SET EXERCISE = No images are to be carried over; print all other material exactly as it stands.

DATA PROVIDED =
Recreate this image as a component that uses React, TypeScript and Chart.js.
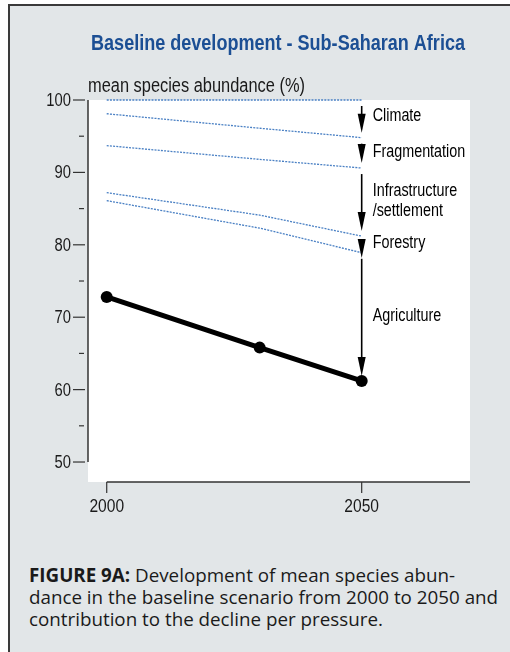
import React, { useEffect, useRef } from "react";
import { Chart, registerables } from "chart.js";

Chart.register(...registerables);

// ---- data ----
const years = [2000, 2030, 2050];
const pristine = [100, 100, 100];
const afterClimate = [98.1, 96.1, 94.8];
const afterFragmentation = [93.7, 91.8, 90.6];
const afterInfrastructure = [87.2, 84.1, 81.2];
const afterForestry = [86.1, 82.3, 78.9];
const msaBaseline = [72.8, 65.8, 61.2];

const pressureLabels = [["Climate"], ["Fragmentation"], ["Infrastructure", "/settlement"], ["Forestry"], ["Agriculture"]];
const yTickValues = [50, 60, 70, 80, 90, 100];
const yMinorTicks = [55, 65, 75, 85, 95];
const xTickValues = [2000, 2050];

const titleText = "Baseline development - Sub-Saharan Africa";
const yAxisTitle = "mean species abundance (%)";

const SANS = '"Liberation Sans", Arial, sans-serif';
const SQUEEZE = 0.82;

function narrowText(ctx: any, text: string, x: number, y: number, font: string, align: string) {
  ctx.save();
  ctx.font = font;
  ctx.textAlign = align;
  ctx.textBaseline = "middle";
  ctx.translate(x, y);
  ctx.scale(SQUEEZE, 1);
  ctx.fillText(text, 0, 0);
  ctx.restore();
}

const drawPlugin = {
  id: "custom-draw",
  beforeDatasetsDraw(chart: any) {
    const { ctx, chartArea, scales } = chart;
    const xs = scales.x;
    const ys = scales.y;
    ctx.save();
    // white plot panel
    ctx.fillStyle = "#ffffff";
    ctx.fillRect(chartArea.left, chartArea.top, chartArea.right - chartArea.left, chartArea.bottom - chartArea.top);

    // y axis line
    ctx.strokeStyle = "#333333";
    ctx.lineWidth = 1.5;
    ctx.beginPath();
    ctx.moveTo(chartArea.left, ys.getPixelForValue(100));
    ctx.lineTo(chartArea.left, ys.getPixelForValue(50));
    ctx.stroke();

    // y ticks
    ctx.lineWidth = 1.2;
    yTickValues.forEach((v) => {
      const y = ys.getPixelForValue(v);
      ctx.beginPath();
      ctx.moveTo(chartArea.left - 15, y);
      ctx.lineTo(chartArea.left - 3, y);
      ctx.stroke();
    });
    yMinorTicks.forEach((v) => {
      const y = ys.getPixelForValue(v);
      ctx.beginPath();
      ctx.moveTo(chartArea.left - 9, y);
      ctx.lineTo(chartArea.left - 4, y);
      ctx.stroke();
    });
    ctx.fillStyle = "#1a1a1a";
    yTickValues.forEach((v) => {
      narrowText(ctx, String(v), chartArea.left - 17, ys.getPixelForValue(v) + 1, `18px ${SANS}`, "right");
    });

    // x axis line
    ctx.lineWidth = 1.5;
    ctx.beginPath();
    ctx.moveTo(xs.getPixelForValue(2000), chartArea.bottom);
    ctx.lineTo(chartArea.right, chartArea.bottom);
    ctx.stroke();
    ctx.lineWidth = 1.2;
    xTickValues.forEach((v) => {
      const x = xs.getPixelForValue(v);
      ctx.beginPath();
      ctx.moveTo(x, chartArea.bottom);
      ctx.lineTo(x, chartArea.bottom + 11);
      ctx.stroke();
      narrowText(ctx, String(v), x, chartArea.bottom + 25, `19px ${SANS}`, "center");
    });

    // title and axis title
    ctx.fillStyle = "#1c4f94";
    narrowText(ctx, titleText, 278, 44, `bold 22px ${SANS}`, "center");
    ctx.fillStyle = "#1a1a1a";
    narrowText(ctx, yAxisTitle, chartArea.left, 86, `20px ${SANS}`, "left");
    ctx.restore();
  },
  afterDatasetsDraw(chart: any) {
    const { ctx, scales } = chart;
    const xs = scales.x;
    const ys = scales.y;
    const last = years.length - 1;
    const stack = [pristine, afterClimate, afterFragmentation, afterInfrastructure, afterForestry, msaBaseline];
    const x = xs.getPixelForValue(years[last]);
    ctx.save();
    ctx.strokeStyle = "#000";
    ctx.fillStyle = "#000";
    for (let i = 0; i < stack.length - 1; i++) {
      const yTop = ys.getPixelForValue(stack[i][last]);
      const yBot = ys.getPixelForValue(stack[i + 1][last]);
      const start = yTop + 6;
      const tip = Math.max(yBot - 5, yTop + 22);
      const headLen = 19;
      const headStart = tip - headLen;
      if (headStart > start) {
        ctx.lineWidth = 1.6;
        ctx.beginPath();
        ctx.moveTo(x, start);
        ctx.lineTo(x, headStart + 1);
        ctx.stroke();
      }
      ctx.beginPath();
      ctx.moveTo(x - 4, headStart);
      ctx.lineTo(x + 4, headStart);
      ctx.lineTo(x, tip);
      ctx.closePath();
      ctx.fill();

      // label
      const lines = pressureLabels[i];
      const mid = (yTop + yBot) / 2 - (i === 0 ? 3 : 1);
      const lh = 20;
      lines.forEach((t, k) => {
        narrowText(ctx, t, x + 11, mid + (k - (lines.length - 1) / 2) * lh, `17.5px ${SANS}`, "left");
      });
    }
    ctx.restore();
  },
};

function App() {
  const ref = useRef<HTMLCanvasElement>(null);
  useEffect(() => {
    if (!ref.current) return;
    const blue = (data: number[]) => ({
      data: years.map((yr, i) => ({ x: yr, y: data[i] })),
      borderColor: "#4a80c4",
      borderWidth: 1.3,
      borderDash: [2, 1.2],
      pointRadius: 0,
      fill: false,
      tension: 0,
      clip: false as any,
    });
    const chart = new Chart(ref.current, {
      type: "line",
      data: {
        datasets: [
          blue(pristine),
          blue(afterClimate),
          blue(afterFragmentation),
          blue(afterInfrastructure),
          blue(afterForestry),
          {
            data: years.map((yr, i) => ({ x: yr, y: msaBaseline[i] })),
            borderColor: "#000",
            backgroundColor: "#000",
            borderWidth: 5,
            pointRadius: 6,
            pointBorderWidth: 0,
            pointBackgroundColor: "#000",
            tension: 0,
            clip: false as any,
          },
        ],
      },
      options: {
        responsive: false,
        animation: false,
        layout: { padding: { left: 88, right: 40, top: 100, bottom: 38 } },
        plugins: { legend: { display: false }, title: { display: false }, tooltip: { enabled: false } },
        scales: {
          x: { type: "linear", min: 1996.33, max: 2071.24, display: false },
          y: { type: "linear", min: 47.24, max: 100, display: false },
        },
      },
      plugins: [drawPlugin],
    });
    return () => chart.destroy();
  }, []);

  return (
    <div
      style={{
        position: "absolute",
        left: 8,
        top: 4,
        width: 502,
        height: 648,
        boxSizing: "border-box",
        borderLeft: "2px solid #3a3a3a",
        borderTop: "2px solid #3a3a3a",
        background: "#e2e6e8",
        overflow: "hidden",
      }}
    >
      <canvas
        ref={ref}
        width={510}
        height={520}
        style={{ position: "absolute", left: -10, top: -6, width: 510, height: 520 }}
      />
      <div
        style={{
          position: "absolute",
          left: 19,
          top: 558,
          fontFamily: '"Open Sans", "Noto Sans", sans-serif',
          fontSize: 18.8,
          lineHeight: "22px",
          color: "#1a1a1a",
          whiteSpace: "nowrap",
        }}
      >
        <b>FIGURE 9A:</b> Development of mean species abun-
        <br />
        dance in the baseline scenario from 2000 to 2050 and
        <br />
        contribution to the decline per pressure.
      </div>
    </div>
  );
}

export default App;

SOLUTION FOR THIS PROBLEM =
Recreate this image as a component that uses React, TypeScript and Chart.js.
import React, { useEffect, useRef } from "react";
import { Chart, registerables } from "chart.js";

Chart.register(...registerables);

// ---- data ----
const years = [2000, 2030, 2050];
const pristine = [100, 100, 100];
const afterClimate = [98.1, 96.1, 94.8];
const afterFragmentation = [93.7, 91.8, 90.6];
const afterInfrastructure = [87.2, 84.1, 81.2];
const afterForestry = [86.1, 82.3, 78.9];
const msaBaseline = [72.8, 65.8, 61.2];

const pressureLabels = [["Climate"], ["Fragmentation"], ["Infrastructure", "/settlement"], ["Forestry"], ["Agriculture"]];
const yTickValues = [50, 60, 70, 80, 90, 100];
const yMinorTicks = [55, 65, 75, 85, 95];
const xTickValues = [2000, 2050];

const titleText = "Baseline development - Sub-Saharan Africa";
const yAxisTitle = "mean species abundance (%)";

const SANS = '"Liberation Sans", Arial, sans-serif';
const SQUEEZE = 0.82;

function narrowText(ctx: any, text: string, x: number, y: number, font: string, align: string) {
  ctx.save();
  ctx.font = font;
  ctx.textAlign = align;
  ctx.textBaseline = "middle";
  ctx.translate(x, y);
  ctx.scale(SQUEEZE, 1);
  ctx.fillText(text, 0, 0);
  ctx.restore();
}

const drawPlugin = {
  id: "custom-draw",
  beforeDatasetsDraw(chart: any) {
    const { ctx, chartArea, scales } = chart;
    const xs = scales.x;
    const ys = scales.y;
    ctx.save();
    // white plot panel
    ctx.fillStyle = "#ffffff";
    ctx.fillRect(chartArea.left, chartArea.top, chartArea.right - chartArea.left, chartArea.bottom - chartArea.top);

    // y axis line
    ctx.strokeStyle = "#333333";
    ctx.lineWidth = 1.5;
    ctx.beginPath();
    ctx.moveTo(chartArea.left, ys.getPixelForValue(100));
    ctx.lineTo(chartArea.left, ys.getPixelForValue(50));
    ctx.stroke();

    // y ticks
    ctx.lineWidth = 1.2;
    yTickValues.forEach((v) => {
      const y = ys.getPixelForValue(v);
      ctx.beginPath();
      ctx.moveTo(chartArea.left - 15, y);
      ctx.lineTo(chartArea.left - 3, y);
      ctx.stroke();
    });
    yMinorTicks.forEach((v) => {
      const y = ys.getPixelForValue(v);
      ctx.beginPath();
      ctx.moveTo(chartArea.left - 9, y);
      ctx.lineTo(chartArea.left - 4, y);
      ctx.stroke();
    });
    ctx.fillStyle = "#1a1a1a";
    yTickValues.forEach((v) => {
      narrowText(ctx, String(v), chartArea.left - 17, ys.getPixelForValue(v) + 1, `18px ${SANS}`, "right");
    });

    // x axis line
    ctx.lineWidth = 1.5;
    ctx.beginPath();
    ctx.moveTo(xs.getPixelForValue(2000), chartArea.bottom);
    ctx.lineTo(chartArea.right, chartArea.bottom);
    ctx.stroke();
    ctx.lineWidth = 1.2;
    xTickValues.forEach((v) => {
      const x = xs.getPixelForValue(v);
      ctx.beginPath();
      ctx.moveTo(x, chartArea.bottom);
      ctx.lineTo(x, chartArea.bottom + 11);
      ctx.stroke();
      narrowText(ctx, String(v), x, chartArea.bottom + 25, `19px ${SANS}`, "center");
    });

    // title and axis title
    ctx.fillStyle = "#1c4f94";
    narrowText(ctx, titleText, 278, 44, `bold 22px ${SANS}`, "center");
    ctx.fillStyle = "#1a1a1a";
    narrowText(ctx, yAxisTitle, chartArea.left, 86, `20px ${SANS}`, "left");
    ctx.restore();
  },
  afterDatasetsDraw(chart: any) {
    const { ctx, scales } = chart;
    const xs = scales.x;
    const ys = scales.y;
    const last = years.length - 1;
    const stack = [pristine, afterClimate, afterFragmentation, afterInfrastructure, afterForestry, msaBaseline];
    const x = xs.getPixelForValue(years[last]);
    ctx.save();
    ctx.strokeStyle = "#000";
    ctx.fillStyle = "#000";
    for (let i = 0; i < stack.length - 1; i++) {
      const yTop = ys.getPixelForValue(stack[i][last]);
      const yBot = ys.getPixelForValue(stack[i + 1][last]);
      const start = yTop + 6;
      const tip = Math.max(yBot - 5, yTop + 22);
      const headLen = 19;
      const headStart = tip - headLen;
      if (headStart > start) {
        ctx.lineWidth = 1.6;
        ctx.beginPath();
        ctx.moveTo(x, start);
        ctx.lineTo(x, headStart + 1);
        ctx.stroke();
      }
      ctx.beginPath();
      ctx.moveTo(x - 4, headStart);
      ctx.lineTo(x + 4, headStart);
      ctx.lineTo(x, tip);
      ctx.closePath();
      ctx.fill();

      // label
      const lines = pressureLabels[i];
      const mid = (yTop + yBot) / 2 - (i === 0 ? 3 : 1);
      const lh = 20;
      lines.forEach((t, k) => {
        narrowText(ctx, t, x + 11, mid + (k - (lines.length - 1) / 2) * lh, `17.5px ${SANS}`, "left");
      });
    }
    ctx.restore();
  },
};

function App() {
  const ref = useRef<HTMLCanvasElement>(null);
  useEffect(() => {
    if (!ref.current) return;
    const blue = (data: number[]) => ({
      data: years.map((yr, i) => ({ x: yr, y: data[i] })),
      borderColor: "#4a80c4",
      borderWidth: 1.3,
      borderDash: [2, 1.2],
      pointRadius: 0,
      fill: false,
      tension: 0,
      clip: false as any,
    });
    const chart = new Chart(ref.current, {
      type: "line",
      data: {
        datasets: [
          blue(pristine),
          blue(afterClimate),
          blue(afterFragmentation),
          blue(afterInfrastructure),
          blue(afterForestry),
          {
            data: years.map((yr, i) => ({ x: yr, y: msaBaseline[i] })),
            borderColor: "#000",
            backgroundColor: "#000",
            borderWidth: 5,
            pointRadius: 6,
            pointBorderWidth: 0,
            pointBackgroundColor: "#000",
            tension: 0,
            clip: false as any,
          },
        ],
      },
      options: {
        responsive: false,
        animation: false,
        layout: { padding: { left: 88, right: 40, top: 100, bottom: 38 } },
        plugins: { legend: { display: false }, title: { display: false }, tooltip: { enabled: false } },
        scales: {
          x: { type: "linear", min: 1996.33, max: 2071.24, display: false },
          y: { type: "linear", min: 47.24, max: 100, display: false },
        },
      },
      plugins: [drawPlugin],
    });
    return () => chart.destroy();
  }, []);

  return (
    <div
      style={{
        position: "absolute",
        left: 8,
        top: 4,
        width: 502,
        height: 648,
        boxSizing: "border-box",
        borderLeft: "2px solid #3a3a3a",
        borderTop: "2px solid #3a3a3a",
        background: "#e2e6e8",
        overflow: "hidden",
      }}
    >
      <canvas
        ref={ref}
        width={510}
        height={520}
        style={{ position: "absolute", left: -10, top: -6, width: 510, height: 520 }}
      />
      <div
        style={{
          position: "absolute",
          left: 19,
          top: 558,
          fontFamily: '"Open Sans", "Noto Sans", sans-serif',
          fontSize: 18.8,
          lineHeight: "22px",
          color: "#1a1a1a",
          whiteSpace: "nowrap",
        }}
      >
        <b>FIGURE 9A:</b> Development of mean species abun-
        <br />
        dance in the baseline scenario from 2000 to 2050 and
        <br />
        contribution to the decline per pressure.
      </div>
    </div>
  );
}

export default App;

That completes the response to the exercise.